A Liturgia das Horas, com a oração dos salmos, consagra as horas de cada dia e integra-nos na belíssima realidade de sermos Povo de Deus. Um povo que marcha numa longa história de fidelidade a Deus. Ser fiel é um empreendimento de uma vida. Requer tempo, perseverança e sentido. A Liturgia das Horas é, por isso, alimento que nos recorda, ao fio das horas, este desejo de compromisso.

Se todos estes modos de promover encontros de vivência da fé necessitam de ocupar um lugar na pastoral, é necessário alertar para o valor da oração solitária e silenciosa. Fechar-se num quarto ou ajoelhar-se diante de um sacrário, por breves ou longos momentos, é maravilhoso. Retempera energias e dá-nos uma felicidade tranquilizante. 
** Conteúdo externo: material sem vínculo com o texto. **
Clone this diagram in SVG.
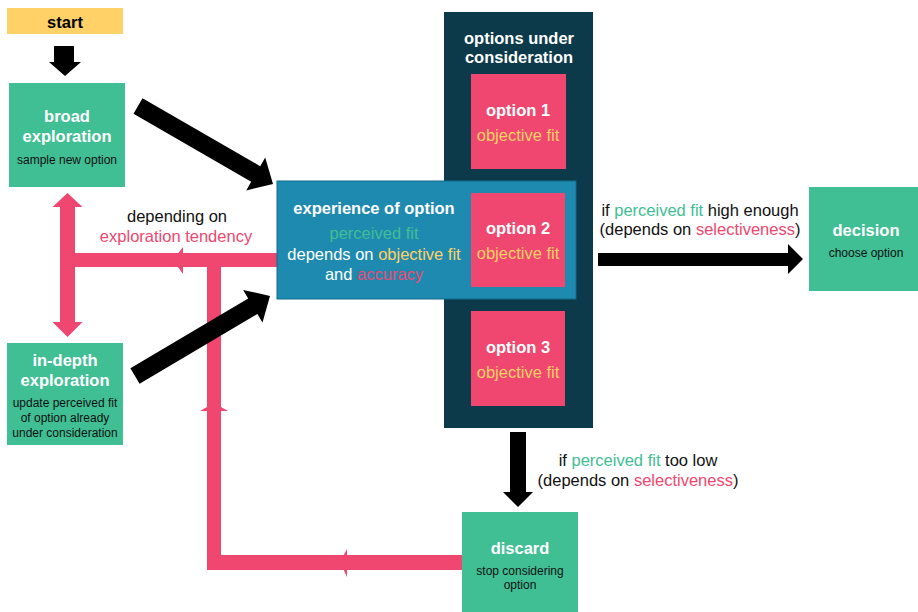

Este ano quisemos convidar para a Solenidade do Corpo de Deus os Institutos Religiosos e Seculares, masculinos e femininos. Estamos no Ano da Vida Consagrada. Não poderão estes Institutos dar corpo a grupos de oração, na cidade ou fora, que sejam rosto da acção evangelizadora da Igreja? Uma ou duas irmãs ou religiosos poderiam apresentar-se às paróquias e propor-lhes grupos de oração e formar responsáveis em ordem à continuidade, no momento em que tivessem de deixar o lugar. O carisma de cada um seria respeitado, sentir-se-iam extremamente úteis, sem prejudicar o trabalho comunitário, e estariam a corresponder ao pedido do Papa de saírem para ir ao encontro das pessoas onde elas se encontram, não só com preocupações sociais mas com vontade de crescer com outros no encontro com Cristo. Deixo esta sugestão que poderá marcar o ano da Vida Consagrada.

Numa perspectiva de viver a fé, quero ainda solicitar aos sacerdotes que pensem uma catequese, não só para crianças, sobre a presença real de Cristo na eucaristia e, consequentemente, nos sacrários. O sacrário deve ter um lugar de destaque nas igrejas e permitir que os cristãos entrem e se detenham, em primeiro lugar, num momento de oração. Depois, poderão ter as suas devoções. 

Pastoralmente falando, temos de restituir às igrejas a dimensão do sagrado. Não é possível continuar com a vulgarização e quase profanação dos lugares sagrados. As conversas são para o adro e as fotografias devem ter outros lugares. Pode parecer exagerado, mas há momentos em que as igrejas são autênticas feiras ou salas de espectáculos. Cresçamos na presença de Cristo e respeitemo-la com zelo.

Que Jesus Eucaristia seja a força para uma vida de fé e que a presença de Cristo nos proporcione momentos de verdadeiro encontro para encarar a vida com outra profundidade. Não desperdicemos o dom da presença real de Cristo. Aproveitemos esta graça.